Even though we are within ten miles of our regions TV broadcasting antennas I do not want to install an unsightly indoor antenna. Question: Can an antenna attached to the first floor exterior brick wall suffice? There are trees in the line of sight or should it be on our roof? From our second floor windows we can actually see the broadcasting towers since we live near the top of a high hill. I know nothing about OTA antennas so suggestions would be appreciated. Oh, I will have to get it professionally installed and coax run to our AV. Dallas/Fort Worth region.

Thanks


----------



## RBA (Apr 14, 2013)

1953 said:


> Even though we are within ten miles of our regions TV broadcasting antennas I do not want to install an unsightly indoor antenna. Question: Can an antenna attached to the first floor exterior brick wall suffice? There are trees in the line of sight or should it be on our roof? From our second floor windows we can actually see the broadcasting towers since we live near the top of a high hill. I know nothing about OTA antennas so suggestions would be appreciated. Oh, I will have to get it professionally installed and coax run to our AV. Dallas/Fort Worth region.
> 
> Thanks





1953 said:


> Even though we are within ten miles of our regions TV broadcasting antennas I do not want to install an unsightly indoor antenna. Question: Can an antenna attached to the first floor exterior brick wall suffice? There are trees in the line of sight or should it be on our roof? From our second floor windows we can actually see the broadcasting towers since we live near the top of a high hill. I know nothing about OTA antennas so suggestions would be appreciated. Oh, I will have to get it professionally installed and coax run to our AV. Dallas/Fort Worth region.
> 
> Thanks


Try a $10 set of rabbit ears in the second floor window. If you can see the broadcast towers at Cedar Hill you should have strong TV signals possibly too strong. You may need a (F-81 splice) and 50 ft. of pre made cable to connect the rabbit ears to a TV set.


----------



## 1953 (Feb 7, 2006)

RBA said:


> Try a $10 set of rabbit ears in the second floor window. If you can see the broadcast towers at Cedar Hill you should have strong TV signals possibly too strong. You may need a (F-81 splice) and 50 ft. of pre made cable to connect the rabbit ears to a TV set.

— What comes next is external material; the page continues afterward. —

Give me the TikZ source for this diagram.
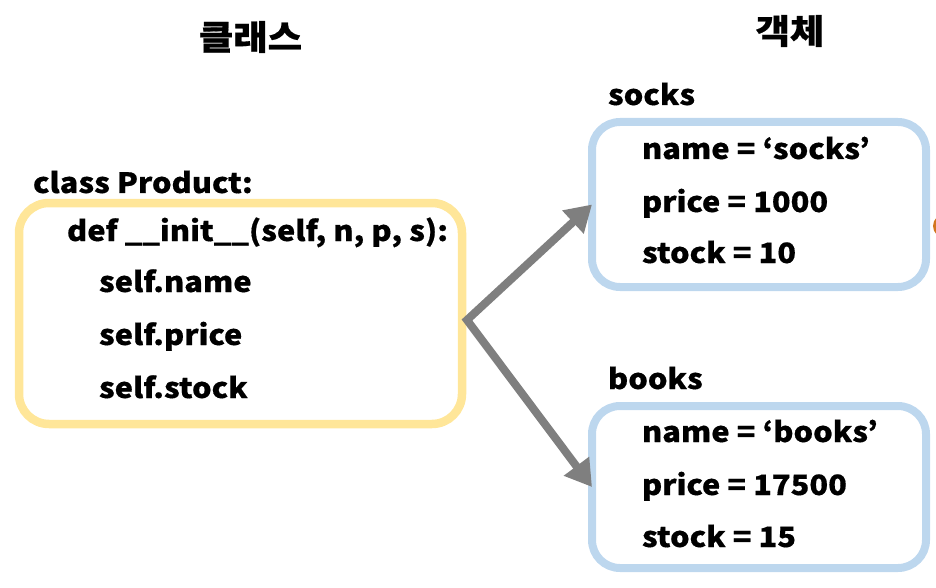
\documentclass[tikz,border=0pt]{standalone}
\usepackage{fontspec}
\setmainfont{Noto Sans CJK KR}[BoldFeatures={FakeStretch=1.1, FakeBold=0.5}]
\usetikzlibrary{arrows.meta}
\definecolor{ybox}{HTML}{FFE699}
\definecolor{bbox}{HTML}{BDD7EE}
\definecolor{arrgray}{HTML}{7F7F7F}
\definecolor{orng}{HTML}{D2761F}
\tikzset{
  txt/.style={inner sep=0pt, outer sep=0pt, anchor=base west, font=\fontsize{28}{34}\selectfont\bfseries},
  ttl/.style={inner sep=0pt, outer sep=0pt, font=\fontsize{34}{40}\selectfont\bfseries},
  clsbox/.style={draw=ybox, line width=8.5pt, rounded corners=30pt, inner sep=0pt, outer sep=0pt},
  objbox/.style={draw=bbox, line width=8pt, rounded corners=28pt, inner sep=0pt, outer sep=0pt},
  arr/.style={draw=arrgray, line width=8pt, line join=miter,
    {Triangle[length=26pt,width=30pt]}-{Triangle[length=26pt,width=30pt]}}
}
\begin{document}
\begin{tikzpicture}[x=1pt,y=-1pt]
\useasboundingbox (0,0) rectangle (936,588);
% titles
\node[ttl] (t1) at (250.5,37) {클래스};
\node[ttl] (t2) at (790,31) {객체};
% class box
\node[clsbox, minimum width=443pt, minimum height=221pt] (cls) at (240.5,313.5) {};
\node[txt] (c0) at (33,193) {class Product:};
\node[txt] (c1) at (67,241) {def \_\_init\_\_(self, n, p, s):};
\node[txt] (c2) at (99,292) {self.name};
\node[txt] (c3) at (99,345) {self.price};
\node[txt] (c4) at (99,398) {self.stock};
% object boxes
\node[objbox, minimum width=334pt, minimum height=165pt] (o1) at (759,204.5) {};
\node[objbox, minimum width=334pt, minimum height=162pt] (o2) at (759,487) {};
\node[txt] (l1) at (608,105) {socks};
\node[txt] (a1) at (642,159) {name = ‘socks’};
\node[txt] (a2) at (642,212) {price = 1000};
\node[txt] (a3) at (642,263) {stock = 10};
\node[txt] (l2) at (608,389) {books};
\node[txt] (b1) at (642,442) {name = ‘books’};
\node[txt] (b2) at (642,495) {price = 17500};
\node[txt] (b3) at (642,547) {stock = 15};
% arrows
\coordinate (src) at (467,320);
\draw[arr] (o1.west) -- (src) -- (o2.west);
% partial orange mark at the right edge
\fill[orng] (945,226) circle (12);
\end{tikzpicture}
\end{document}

Will test that idea. Thanks for the simple solution. Next task would be how to get the coax to the north exterior side of the house without a butcher job. Sure would be great if there was a wireless transmitter/ receiver.


----------



## P Smith (Jul 25, 2002)

drill a frame of your window and put a silicone around the cable there


----------



## jimmie57 (Jun 26, 2010)

1953 said:


> Will test that idea. Thanks for the simple solution. Next task would be how to get the coax to the north exterior side of the house without a butcher job. Sure would be great if there was a wireless transmitter/ receiver.


I believe there is a wireless transmitter but that is not what they call it. I will look for it.
ClearStream TV Wireless TV Tuner Adapter for Antennas | Antennas Direct

Consumer - Silicon Dust


----------